34 Just as Gyles J found it difficult to see that there was any substantial injustice to any party occasioned by regularising the situation, save for the possibility that a purchaser may have been able to prove that there was excluded information which should have been disclosed, so here, I am unable to see that there is any substantial injustice to any party if the current application be allowed.

Orders

35 The Court makes the following orders and directions:

            1. The Court grants leave to the plaintiff Oldfields Holdings Pty Limited to file in court an originating process in the form I initial and date 10 November 2009
            2. The court makes orders in terms of paragraph 2 of the originating process.

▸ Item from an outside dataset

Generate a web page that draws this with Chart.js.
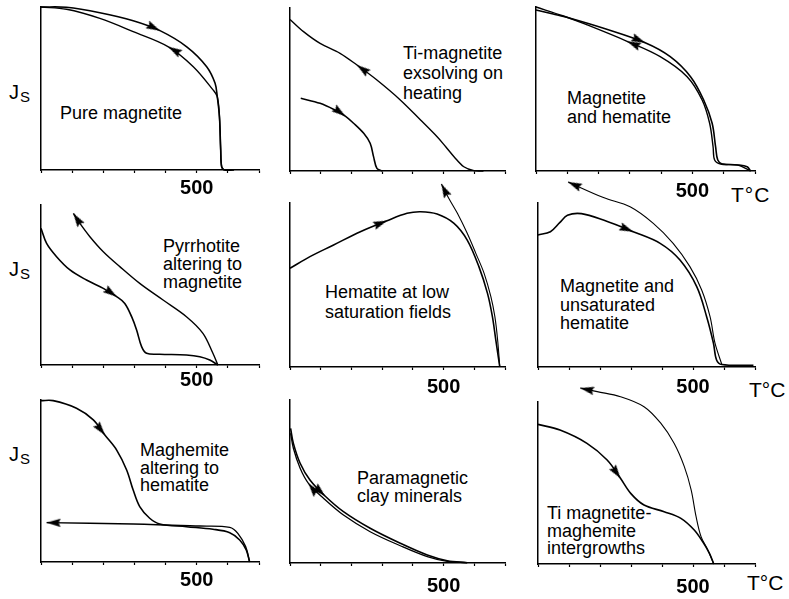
<!DOCTYPE html>
<html>
<head>
<meta charset="utf-8">
<script src="https://cdn.jsdelivr.net/npm/chart.js@4.4.1/dist/chart.umd.min.js"></script>
<style>
  body { margin: 0; background: #fff; }
  #wrap { position: relative; width: 789px; height: 599px; overflow: hidden;
          font-family: "Liberation Sans", Arial, sans-serif; color: #000; }
  canvas { position: absolute; left: 0; top: 0; }
  .cap { position: absolute; font-size: 18px; white-space: nowrap; }
  .js { position: absolute; left: 9px; font-size: 20px; line-height: 20px; }
  .js span { font-size: 15px; position: relative; top: 3px; margin-left: 1px; }
  .tc { position: absolute; font-size: 21px; line-height: 22px; }
</style>
</head>
<body>
<div id="wrap">
  <div class="js" style="top:82px">J<span>S</span></div>
  <div class="js" style="top:259px">J<span>S</span></div>
  <div class="js" style="top:444px">J<span>S</span></div>
  <div class="tc" style="left:731px;top:184px;letter-spacing:1px">T°C</div>
  <div class="tc" style="left:749px;top:379px">T°C</div>
  <div class="tc" style="left:747px;top:572px">T°C</div>

  <div class="cap" style="left:60px;top:104px;line-height:18.5px">Pure magnetite</div>
  <div class="cap" style="left:403px;top:43px;line-height:20px">Ti-magnetite<br>exsolving on<br>heating</div>
  <div class="cap" style="left:567px;top:89px;line-height:18.5px">Magnetite<br>and hematite</div>
  <div class="cap" style="left:163px;top:237px;line-height:18px">Pyrrhotite<br>altering to<br>magnetite</div>
  <div class="cap" style="left:325px;top:282px;line-height:20px">Hematite at low<br>saturation fields</div>
  <div class="cap" style="left:560px;top:277px;line-height:18.5px">Magnetite and<br>unsaturated<br>hematite</div>
  <div class="cap" style="left:140px;top:442px;line-height:17.5px">Maghemite<br>altering to<br>hematite</div>
  <div class="cap" style="left:357px;top:469px;line-height:18px">Paramagnetic<br>clay minerals</div>
  <div class="cap" style="left:547px;top:505px;line-height:17.5px">Ti magnetite-<br>maghemite<br>intergrowths</div>
</div>
<script>
// temperature ticks and the one labelled tick
const tempTicks = [0, 100, 200, 300, 400, 500, 600, 700];
const labelledTemp = 500;

// Js (relative, 100 = top of axis) against T (°C); heating and cooling runs
const p1HeatT = [0, 82, 189, 296, 382, 468, 532, 559, 566, 573, 577, 580, 588, 620];
const p1HeatJ = [100, 99.8, 96.5, 91.6, 85.5, 75.6, 63.4, 53.2, 45, 32.7, 12.3, 2, 0, 0];
const p1CoolT = [588, 580, 577, 573, 566, 553, 489, 409, 296, 189, 82, 0];
const p1CoolJ = [0, 2, 12.3, 32.7, 45, 49, 63.4, 75.6, 84.9, 93, 98.6, 100];

const p2HeatT = [35, 98, 150, 180, 207, 240, 261, 272, 283, 300];
const p2HeatJ = [44.6, 41.5, 37, 33.7, 29.3, 23.1, 17, 8.8, 1.6, 0];
const p2CoolT = [630, 599, 566, 534, 507, 479, 425, 359, 283, 218, 163, 98, 44, 0];
const p2CoolJ = [0, 0.2, 2.6, 8.8, 14.9, 21, 31.3, 43.6, 55.8, 65, 72.2, 78.3, 85.5, 93];

const p3HeatT = [0, 55, 109, 216, 349, 429, 494, 536, 563, 574, 581, 595, 643, 675, 686];
const p3HeatJ = [98.2, 95.7, 93.1, 87, 78.2, 69.7, 57.5, 43.3, 29.1, 14.8, 6.7, 4.3, 3.7, 2.6, 0];
const p3CoolT = [686, 643, 590, 571, 566, 555, 531, 483, 397, 291, 162, 88, 0];
const p3CoolJ = [0, 3.7, 4.3, 6.7, 14.8, 29.1, 43.3, 57.5, 69.7, 79.1, 89.2, 94.5, 100];

const p4HeatT = [0, 18, 50, 93, 146, 200, 243, 269, 291, 307, 323, 339, 381, 467, 510, 542, 568];
const p4HeatJ = [85.4, 76, 67.7, 59.4, 53.1, 47.9, 42.7, 38.5, 30.2, 21.9, 11.5, 7.3, 6.7, 6.25, 5.2, 3.1, 0];
const p4CoolT = [568, 552, 520, 467, 392, 317, 253, 200, 157, 125, 104];
const p4CoolJ = [0, 7.3, 19.8, 30.2, 40.6, 51, 61.5, 70.8, 80.2, 88.5, 94.8];

const p5HeatT = [0, 65, 142, 229, 316, 381, 425, 479, 534, 577, 615, 643, 659, 670, 683];
const p5HeatJ = [60.2, 67.3, 74.4, 82.5, 89.2, 93.7, 94.7, 93.3, 87.6, 77.4, 61.2, 44.9, 30.7, 16.5, 0];
const p5CoolT = [683, 676, 667, 654, 632, 605, 577, 545, 515, 493];
const p5CoolJ = [0, 16.5, 30.7, 42.9, 57.1, 69.3, 81.5, 93.7, 103.5, 111.6];

const p6HeatT = [0, 40, 70, 95, 140, 211, 307, 394, 458, 512, 544, 566, 576, 593, 695];
const p6HeatJ = [80.5, 82.5, 88, 92.5, 93.5, 89.6, 82.5, 75.4, 65.2, 49, 30.7, 14.5, 4.3, 1.5, 1];
const p6CoolT = [593, 571, 555, 528, 490, 436, 372, 297, 211, 97];
const p6CoolJ = [1.5, 14.5, 30.7, 47, 61.2, 75.4, 87.6, 97.7, 103.3, 112.8];

const p7HeatT = [0, 39, 114, 168, 205, 243, 275, 296, 317, 349, 381, 467, 552, 606, 638, 659, 670];
const p7HeatJ = [99.6, 99.6, 94.9, 87.7, 78.4, 69.1, 56.8, 44.4, 34.2, 27, 23.5, 21.8, 20.2, 18.1, 13.6, 7.4, 0];
const p7CoolT = [670, 657, 632, 606, 510, 296, 18];
const p7CoolJ = [0, 9.5, 17.7, 21.4, 22.2, 23.5, 24.3];

const p8HeatT = [2, 11, 33, 65, 114, 174, 261, 359, 447, 512, 577];
const p8HeatJ = [82.6, 73.4, 61.2, 50.9, 41.1, 31.5, 21.3, 12.1, 4.9, 1.4, 0.2];
const p8CoolT = [577, 512, 447, 359, 261, 174, 109, 60, 33, 11, 2];
const p8CoolJ = [0.2, 1, 3.9, 10.6, 19.2, 29.4, 39.7, 48.9, 58.1, 70.4, 79.6];

const p9HeatT = [0, 71, 158, 223, 266, 299, 342, 407, 461, 504, 531, 553, 567];
const p9HeatJ = [86.2, 82.7, 74.5, 64.2, 52.9, 43.6, 36.4, 32.3, 28.2, 21, 13.8, 6.6, 0];
const p9CoolT = [567, 548, 526, 510, 494, 472, 439, 396, 342, 266, 191, 136];
const p9CoolJ = [0, 8.6, 16.9, 29.2, 45.7, 60.1, 74.5, 86.9, 97.1, 103.3, 106.4, 108.6];

// plot boxes on the page: left, top, right, bottom
const panels = [
  { box: [41, 7, 259, 170],   pad: 3,   label: true,  heat: [p1HeatT, p1HeatJ, 4], cool: [p1CoolT, p1CoolJ, 7],  coolW: 1.4 },
  { box: [290, 8, 505, 171],  pad: 3,   label: false, heat: [p2HeatT, p2HeatJ, 3], cool: [p2CoolT, p2CoolJ, 9],  coolW: 1.4 },
  { box: [536, 7, 755, 171],  pad: 5.3, label: true,  heat: [p3HeatT, p3HeatJ, 4], cool: [p3CoolT, p3CoolJ, 9],  coolW: 1.4 },
  { box: [41, 205, 259, 365], pad: 0,   label: true,  heat: [p4HeatT, p4HeatJ, 6], cool: [p4CoolT, p4CoolJ, 10], coolW: 1.4 },
  { box: [290, 203, 505, 367], pad: 5.3, label: true, heat: [p5HeatT, p5HeatJ, 4], cool: [p5CoolT, p5CoolJ, 9],  coolW: 1.1 },
  { box: [538, 203, 755, 367], pad: 5.3, label: true, heat: [p6HeatT, p6HeatJ, 6], cool: [p6CoolT, p6CoolJ, 9],  coolW: 1.1 },
  { box: [41, 400, 259, 562], pad: 3,   label: true,  heat: [p7HeatT, p7HeatJ, 4], cool: [p7CoolT, p7CoolJ, 6],  coolW: 1.4 },
  { box: [290, 400, 505, 563], pad: 8.8, label: true, heat: [p8HeatT, p8HeatJ, 4], cool: [p8CoolT, p8CoolJ, 7],  coolW: 1.3 },
  { box: [538, 402, 755, 564], pad: 8.3, label: true, heat: [p9HeatT, p9HeatJ, 4], cool: [p9CoolT, p9CoolJ, 11], coolW: 1.1 }
];

const CANVAS_W = 789, CANVAS_H = 640, AXIS_H = 40;

// narrow arrowhead, tip at the image centre, pointing up
function makeArrow() {
  const c = document.createElement('canvas');
  c.width = 12; c.height = 30;
  const g = c.getContext('2d');
  g.fillStyle = '#000';
  g.beginPath();
  g.moveTo(6, 15);
  g.lineTo(10.2, 29);
  g.lineTo(6, 27);
  g.lineTo(1.8, 29);
  g.closePath();
  g.fill();
  return c;
}
const arrow = makeArrow();

function heading(ctx) {
  const d = ctx.dataset.data, i = ctx.dataIndex;
  const a = d[Math.max(i - 1, 0)], b = d[Math.min(i + 1, d.length - 1)];
  const xs = ctx.chart.scales.x, ys = ctx.chart.scales.y;
  const dx = xs.getPixelForValue(b.x) - xs.getPixelForValue(a.x);
  const dy = ys.getPixelForValue(b.y) - ys.getPixelForValue(a.y);
  return Math.atan2(dy, dx) * 180 / Math.PI + 90;
}

function curve([t, j, arrowAt], width) {
  return {
    data: t.map((v, i) => ({ x: v, y: j[i] })),
    showLine: true,
    borderColor: '#000',
    borderWidth: width,
    tension: 0.35,
    clip: false,
    pointStyle: ctx => ctx.dataIndex === arrowAt ? arrow : 'circle',
    pointRadius: ctx => ctx.dataIndex === arrowAt ? 30 : 0,
    pointRotation: heading
  };
}

const wrap = document.getElementById('wrap');
panels.forEach(p => {
  const cv = document.createElement('canvas');
  cv.width = CANVAS_W; cv.height = CANVAS_H;
  wrap.appendChild(cv);
  const [l, t, r, b] = p.box;
  new Chart(cv, {
    type: 'scatter',
    data: { datasets: [curve(p.heat, 1.6), curve(p.cool, p.coolW)] },
    options: {
      responsive: false,
      animation: false,
      events: [],
      devicePixelRatio: 1,
      layout: { padding: { left: l, top: t, right: CANVAS_W - r, bottom: CANVAS_H - b - AXIS_H } },
      elements: { line: { capBezierPoints: false, borderJoinStyle: 'round' } },
      plugins: { legend: { display: false }, tooltip: { enabled: false } },
      scales: {
        x: {
          type: 'linear', min: tempTicks[0], max: tempTicks[tempTicks.length - 1],
          afterFit: s => { s.height = AXIS_H; },
          afterBuildTicks: s => { s.ticks = tempTicks.map(v => ({ value: v })); },
          ticks: {
            autoSkip: false, maxRotation: 0, padding: p.pad, color: '#000',
            font: { family: 'Liberation Sans', size: 20, weight: 'bold' },
            callback: v => (p.label && v === labelledTemp) ? String(v) : ''
          },
          grid: { display: true, drawOnChartArea: false, drawTicks: true, tickLength: 3, tickColor: '#000', tickWidth: 1.2 },
          border: { display: true, color: '#000', width: 1.5 }
        },
        y: {
          type: 'linear', min: 0, max: 100,
          afterFit: s => { s.width = 0; },
          ticks: { display: false },
          grid: { display: false },
          border: { display: true, color: '#000', width: 1.5 }
        }
      }
    }
  });
});
</script>
</body>
</html>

            3. The court makes orders in terms of paragraph 3 of the originating process.
            4. The court orders that a sealed copy of these orders be served as soon as practicable on the Australian and Securities Investment Commission and the Australian Securities Exchange Limited and that a copy of these orders be placed on the website of the plaintiff as soon as practicable and remain there for 28 days.

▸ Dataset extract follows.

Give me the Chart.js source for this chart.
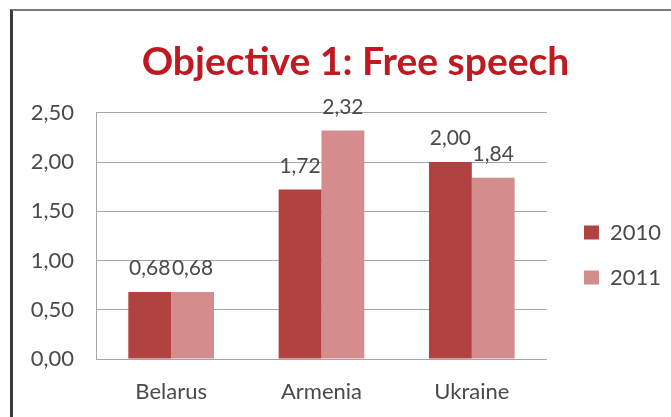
<!DOCTYPE html>
<html>
<head>
<meta charset="utf-8">
<script src="https://cdn.jsdelivr.net/npm/chart.js@4.4.0/dist/chart.umd.min.js"></script>
<style>
  html, body { margin: 0; padding: 0; background: #fff; }
  #wrap { position: relative; width: 671px; height: 417px; overflow: hidden; }
  #frame { position: absolute; left: 10px; top: 9px; width: 700px; height: 500px;
           border-left: 3px solid #3a3a3a; border-top: 2px solid #7a7a7a; }
  canvas { position: absolute; left: 0; top: 0; }
</style>
</head>
<body>
<div id="wrap">
  <canvas id="barChart" width="671" height="417"></canvas>
  <div id="frame"></div>
</div>
<script>
// donnees du graphique
var categories = ['Belarus', 'Armenia', 'Ukraine'];
var values2010 = [0.68, 1.72, 2.00];
var values2011 = [0.68, 2.32, 1.84];
var yTicks = [0, 0.5, 1, 1.5, 2, 2.5];

var textColor = '#4a4a4a';
var fontFamily = 'Lato, "Open Sans", sans-serif';

function fmt(v) {
  return v.toFixed(2).replace('.', ',');
}

// etiquettes de valeurs au-dessus des barres
var valueLabels = {
  id: 'valueLabels',
  afterDatasetsDraw: function (chart) {
    var ctx = chart.ctx;
    ctx.save();
    ctx.font = '21px ' + fontFamily;
    ctx.fillStyle = textColor;
    ctx.textAlign = 'center';
    ctx.textBaseline = 'alphabetic';
    chart.data.datasets.forEach(function (ds, i) {
      chart.getDatasetMeta(i).data.forEach(function (bar, j) {
        ctx.fillText(fmt(ds.data[j]), bar.x, bar.y - 17);
      });
    });
    ctx.restore();
  }
};

// decale la legende et le titre
var layoutShift = {
  id: 'layoutShift',
  afterLayout: function (chart) {
    var lg = chart.legend;
    lg.left += 14; lg.right += 14;
    lg.top += 33; lg.bottom += 33;
    var tb = chart.titleBlock;
    if (tb) { tb.left += 15; tb.right += 15; }
  }
};

var barData = {
  labels: categories,
  datasets: [{
    label: '2010',
    data: values2010,
    backgroundColor: '#b04241',
    borderWidth: 0
  }, {
    label: '2011',
    data: values2011,
    backgroundColor: '#d48c8c',
    borderWidth: 0
  }]
};

var barOptions = {
  responsive: false,
  animation: false,
  layout: { padding: { left: 24, right: 14, top: 39, bottom: 12 } },
  datasets: {
    bar: { categoryPercentage: 0.57, barPercentage: 1 }
  },
  plugins: {
    title: {
      display: true,
      text: 'Objective 1: Free speech',
      color: '#bf1a22',
      font: { family: fontFamily, size: 39, weight: 'bold' },
      padding: { top: 0, bottom: 27 }
    },
    legend: {
      position: 'right',
      labels: {
        boxWidth: 15,
        boxHeight: 14,
        padding: 23,
        color: textColor,
        font: { family: fontFamily, size: 22 }
      }
    },
    tooltip: { enabled: false }
  },
  scales: {
    x: {
      afterFit: function (scale) { scale.height = 46; },
      grid: { display: false },
      border: { color: '#a6a6a6' },
      ticks: { color: textColor, padding: 12, font: { family: fontFamily, size: 22 } }
    },
    y: {
      min: 0,
      max: 2.5,
      afterBuildTicks: function (scale) {
        scale.ticks = yTicks.map(function (v) { return { value: v }; });
      },
      afterFit: function (scale) { scale.width = 72; },
      grid: { color: '#a6a6a6', drawTicks: false },
      border: { color: '#a6a6a6' },
      ticks: {
        color: textColor,
        padding: 22,
        font: { family: fontFamily, size: 22 },
        callback: function (v) { return fmt(v); }
      }
    }
  }
};

var barChart = new Chart(document.getElementById('barChart').getContext('2d'), {
  type: 'bar',
  data: barData,
  options: barOptions,
  plugins: [valueLabels, layoutShift]
});
</script>
</body>
</html>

            5. The court orders that any interested party have liberty to apply on 3 days notice within 28 days of the entry of these orders to revoke or vary the orders.
            6. The court orders that these orders be entered forthwith.
            7. The court notes the undertaking of the plaintiff by its solicitor to pay the usual costs of the application.
            8. The court grants leave to the plaintiff to file in Court the affidavit of Mark Geoffrey Doble sworn on 10 November 2009, the affidavit of Gary Jeffrey Guild sworn on 9 November 2009, the affidavit of Anthony Mankarios sworn on 9 November 2009 and the affidavit of Mark Geoffrey Doble sworn on 10 November 2009, each of which I initial and date 10 November 2009.